Id. at 454-55, 462 S.E.2d at 674. Although remanding that case “for a determination of . . . how many hours were spent in the judicial review portion in Harding I” to facilitate an appropriate award of fees under G.S. § 6-19.1, we concluded plaintiff was not entitled to counsel fees under G.S. § 6-19.1 for judicial review in Harding II or *12Harding III as she was not the prevailing party. Id. at 456, 462 S.E.2d at 674-75. However, our decision was rendered “without prejudice to the plaintiff to seek complementary attorney’s fees under N.C.G.S. § 126-4(11) for services rendered before the Commission throughout this entire proceeding.” Id. at 456, 462 S.E.2d at 675. Accord N.C. Dept. of Correction v. Myers, 120 N.C. App. 437, 442-43, 462 S.E.2d 824, 828 (1995), cert. granted, 343 N.C. 307, 469 S.E.2d 556 (1996) (award of attorney’s fees “earned on judicial review under N.C.G.S. § 6-19.1” (emphasis added) is without prejudice to plaintiff “to seek complementary attorney’s fees from the Commission under its discretionary authority under N.C.G.S. § 126-4(11)”); see also Employment Security Comm. v. Peace, 115 N.C. App. 486, 488, 445 S.E.2d 84, 86 (1994), rev’d on other grounds, 341 N.C. 716, 462 S.E.2d 222 (1995) (“In an action for judicial review of a decision made by an administrative agency, the court may award the prevailing party reasonable attorney’s fees against the agency only under N.C.G.S. § 6-19.1.”) (emphasis added).

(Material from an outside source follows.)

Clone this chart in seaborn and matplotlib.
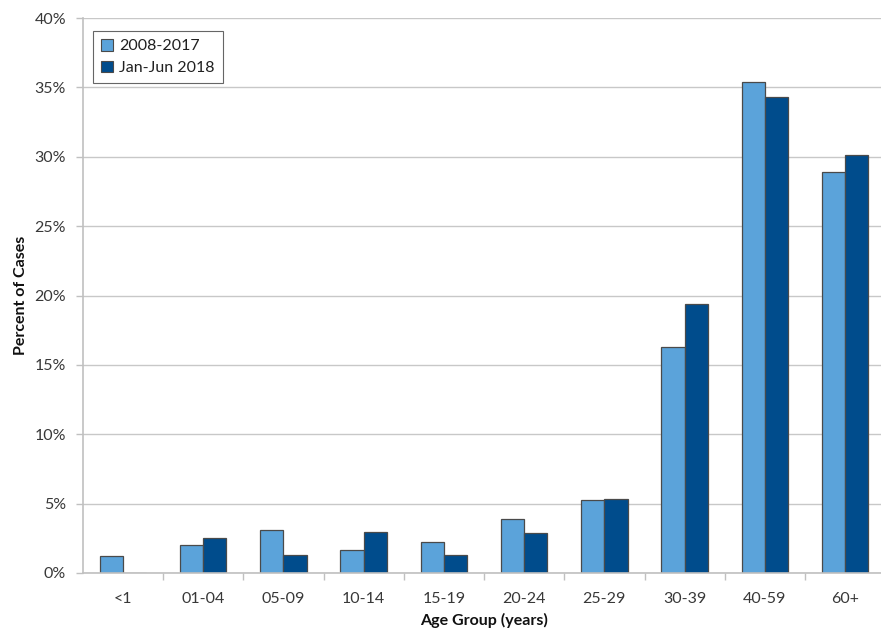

Consistent with the clear implication of the above-cited cases and the plain language of G.S. § 6-19.1, therefore, we hold that an administrative hearing under G.S. § 150B-22 et seq. is not a “civil action . . . brought . . . pursuant to G.S. 150A-43 [now 150B-43].” See G.S. § 6-19.1.

Based on the foregoing, the trial court’s award of $12,591.70 to petitioners for counsel fees and costs applicable to the “administrative review” portion of the case is reversed; the award of counsel fees and costs for the “judicial review” portion of the case is affirmed.

Affirmed in part; reversed in part.

Chief Judge ARNOLD and Judge McGEE concur.